As you watch the first trailer for Marvel’s Moon Knight series, a few things quickly become clear about Oscar Isaac’s take on the titular hero. The first: like his comics counterpart, this Moon Knight will grapple with having multiple personalities. The second: one of those personalities is meant to be believably British, despite his having one of the most ludicrous British accents recently captured on camera.
In Marvel’s comics, Moon Knight — created by Doug Moench and Don Perlin — is both a codename and one of the alternate personalities coexisting within Marc Spector, a former Marine turned mercenary who appears to gain otherworldly abilities after dying and seemingly being resurrected by an Egyptian moon deity known as Khonshu. Though the specific details of Marc’s mental health and how it factors into his life as a costumed hero have shifted over the years, many Moon Knight stories, including the new show, have revolved around the complications that arise when Marc’s other alters begin to surface and assert dominance over their shared existence.
After alluding to the issues that Isaac’s character has been having with sleeping, the Moon Knight trailer makes sure to highlight how he takes one of London’s iconic, red double-decker buses to work and that he very much prefers to be called “Steven” by his colleagues at the British Museum. It all almost works, even as the trailer smoothly shifts into Moon Knight’s more supernatural elements, but the Marvel magic of it all never manages to come together because of how gobsmackingly weird Isaac’s choice of accent is here.
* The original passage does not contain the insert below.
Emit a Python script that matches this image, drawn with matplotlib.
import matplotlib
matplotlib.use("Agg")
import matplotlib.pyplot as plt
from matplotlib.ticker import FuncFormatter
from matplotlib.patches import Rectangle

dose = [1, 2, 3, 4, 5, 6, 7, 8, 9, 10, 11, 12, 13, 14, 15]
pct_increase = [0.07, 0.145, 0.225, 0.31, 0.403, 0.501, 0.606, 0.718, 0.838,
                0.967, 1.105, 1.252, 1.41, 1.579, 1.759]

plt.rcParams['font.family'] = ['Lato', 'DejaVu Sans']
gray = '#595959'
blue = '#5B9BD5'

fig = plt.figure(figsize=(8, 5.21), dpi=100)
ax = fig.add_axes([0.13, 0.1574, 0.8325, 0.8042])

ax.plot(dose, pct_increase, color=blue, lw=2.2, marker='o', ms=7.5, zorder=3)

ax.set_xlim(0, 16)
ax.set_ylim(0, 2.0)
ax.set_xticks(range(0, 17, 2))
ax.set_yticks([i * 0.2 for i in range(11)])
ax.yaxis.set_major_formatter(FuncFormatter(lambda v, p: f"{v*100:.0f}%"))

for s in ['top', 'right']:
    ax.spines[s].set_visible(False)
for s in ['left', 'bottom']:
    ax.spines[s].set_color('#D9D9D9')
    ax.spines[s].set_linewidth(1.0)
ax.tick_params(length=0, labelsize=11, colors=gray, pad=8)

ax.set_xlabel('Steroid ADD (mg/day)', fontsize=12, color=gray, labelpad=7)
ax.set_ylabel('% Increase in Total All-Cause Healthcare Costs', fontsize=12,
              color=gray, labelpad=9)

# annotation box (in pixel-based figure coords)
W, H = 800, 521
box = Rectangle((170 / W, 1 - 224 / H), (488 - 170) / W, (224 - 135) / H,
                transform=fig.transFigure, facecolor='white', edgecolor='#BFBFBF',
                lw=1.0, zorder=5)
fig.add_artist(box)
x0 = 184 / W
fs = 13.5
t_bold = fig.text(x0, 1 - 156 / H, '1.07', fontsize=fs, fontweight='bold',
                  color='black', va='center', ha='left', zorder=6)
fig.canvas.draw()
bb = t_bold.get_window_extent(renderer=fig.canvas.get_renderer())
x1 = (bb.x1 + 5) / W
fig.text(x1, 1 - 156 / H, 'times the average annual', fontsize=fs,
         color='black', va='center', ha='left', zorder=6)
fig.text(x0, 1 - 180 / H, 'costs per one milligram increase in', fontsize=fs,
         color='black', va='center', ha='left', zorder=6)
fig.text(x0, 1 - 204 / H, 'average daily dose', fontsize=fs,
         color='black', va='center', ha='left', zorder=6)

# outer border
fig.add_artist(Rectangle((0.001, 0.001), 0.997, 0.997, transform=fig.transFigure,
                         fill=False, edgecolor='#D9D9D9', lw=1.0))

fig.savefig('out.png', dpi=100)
What’s strange about the way that the Moon Knight trailer alludes to Steven and Marc being the same person is the implication that “Steven” has somehow managed to build a life in Britain where actual British people believe he’s one of them, despite his sounding as if he’d wandered off the stage of a Pygmalion revival. The offness of Steven’s English accent is likely meant to be an unsubtle hint at the fractured nature of Marc Spector’s mind, but Marvel’s history with iffy accents makes it so that those kinds of details are easy to interpret as straight-up bad decisions.
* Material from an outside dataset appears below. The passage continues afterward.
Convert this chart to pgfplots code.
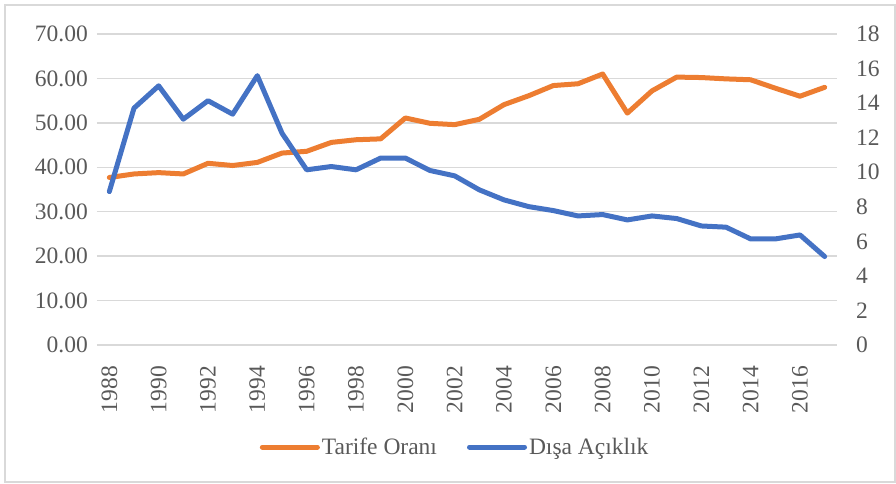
\documentclass[border=0pt]{standalone}
\usepackage{pgfplots}
\pgfplotsset{compat=1.18}
\usepackage{fontspec}
\setmainfont{Liberation Serif}
\definecolor{orng}{HTML}{ED7D31}
\definecolor{blu}{HTML}{4472C4}
\definecolor{txt}{HTML}{595959}
\definecolor{grd}{HTML}{D9D9D9}
\pgfplotstableread{
year tarife
1988 37.7
1989 38.5
1990 38.8
1991 38.5
1992 40.9
1993 40.4
1994 41.1
1995 43.2
1996 43.6
1997 45.6
1998 46.2
1999 46.4
2000 51.1
2001 49.9
2002 49.6
2003 50.8
2004 54.1
2005 56.1
2006 58.4
2007 58.8
2008 61.0
2009 52.2
2010 57.2
2011 60.3
2012 60.2
2013 59.9
2014 59.7
2015 57.8
2016 56.0
2017 58.0
}\tarife
\pgfplotstableread{
year acik
1988 8.88
1989 13.71
1990 15.00
1991 13.07
1992 14.14
1993 13.36
1994 15.59
1995 12.26
1996 10.14
1997 10.33
1998 10.14
1999 10.82
2000 10.82
2001 10.10
2002 9.79
2003 8.98
2004 8.40
2005 8.01
2006 7.78
2007 7.47
2008 7.55
2009 7.24
2010 7.47
2011 7.32
2012 6.89
2013 6.82
2014 6.14
2015 6.14
2016 6.37
2017 5.12
}\acik
\pgfplotsset{
  common/.style={
    scale only axis, width=740pt, height=311pt,
    at={(0,0)}, anchor=south west,
    xmin=1987.5, xmax=2017.5,
    axis line style={draw=none},
    major tick length=0pt,
    tick label style={font=\fontsize{23.5}{28}\selectfont, text=txt},
    /pgf/number format/assume math mode=true,
  }
}
\begin{document}
\begin{tikzpicture}[x=1pt,y=1pt]
\path[use as bounding box] (-97,-138) rectangle (799,345);
\draw[grd, line width=1.2pt] (-92,-137) rectangle (798,340);
\begin{axis}[common,
  ymin=0, ymax=70, ytick={0,10,...,70},
  ymajorgrids, grid style={grd, line width=1.3pt},
  yticklabel style={/pgf/number format/.cd, fixed, fixed zerofill, precision=2, /tikz/.cd, inner sep=0pt, xshift=-9pt},
  xtick={1988,1990,...,2016},
  xticklabel shift=21pt,
  xticklabel style={rotate=90, anchor=east, inner sep=0pt, /pgf/number format/1000 sep={}},
]
\addplot[orng, line width=5pt, line join=round, line cap=round] table[x=year, y=tarife] {\tarife};
\end{axis}
\begin{axis}[common,
  axis y line*=right, axis x line=none,
  ymin=0, ymax=18, ytick={0,2,...,18},
  yticklabel style={inner sep=0pt, xshift=19pt},
  xtick=\empty,
  legend columns=2,
  legend style={at={(0.484,-0.328)}, anchor=center, draw=none, fill=none,
    font=\fontsize{23.5}{28}\selectfont, text=txt,
    /tikz/every even column/.append style={column sep=28pt},
    inner sep=0pt},
  legend image code/.code={\draw[#1, line cap=round] (0pt,0pt) -- (55pt,0pt);},
]
\addlegendimage{orng, line width=5pt}
\addlegendentry{Tarife Oranı}
\addplot[blu, line width=5pt, line join=round, line cap=round] table[x=year, y=acik] {\acik};
\addlegendentry{Dışa Açıklık}
\end{axis}
\end{tikzpicture}
\end{document}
In the years after Wanda Maximoff first hexed her way onto the Avengers in Age of Ultron with her Sokovian accent fully intact, the vaguely Eastern European lilt in her voice faded much in the same way that she gradually became a redhead. Though those choices initially felt somewhat inexplicable and arbitrary, WandaVision partially retconned them to have much more emotional significance than they appeared to, and Moon Knight could very well do something similar with Steven / Marc. What might also be the case, though, is that Moon Knight is about to join Doctor Strange in the pantheon of MCU projects that should have just stuck with their leads’ actual speaking voices.
Moon Knight hits Disney Plus on March 30th.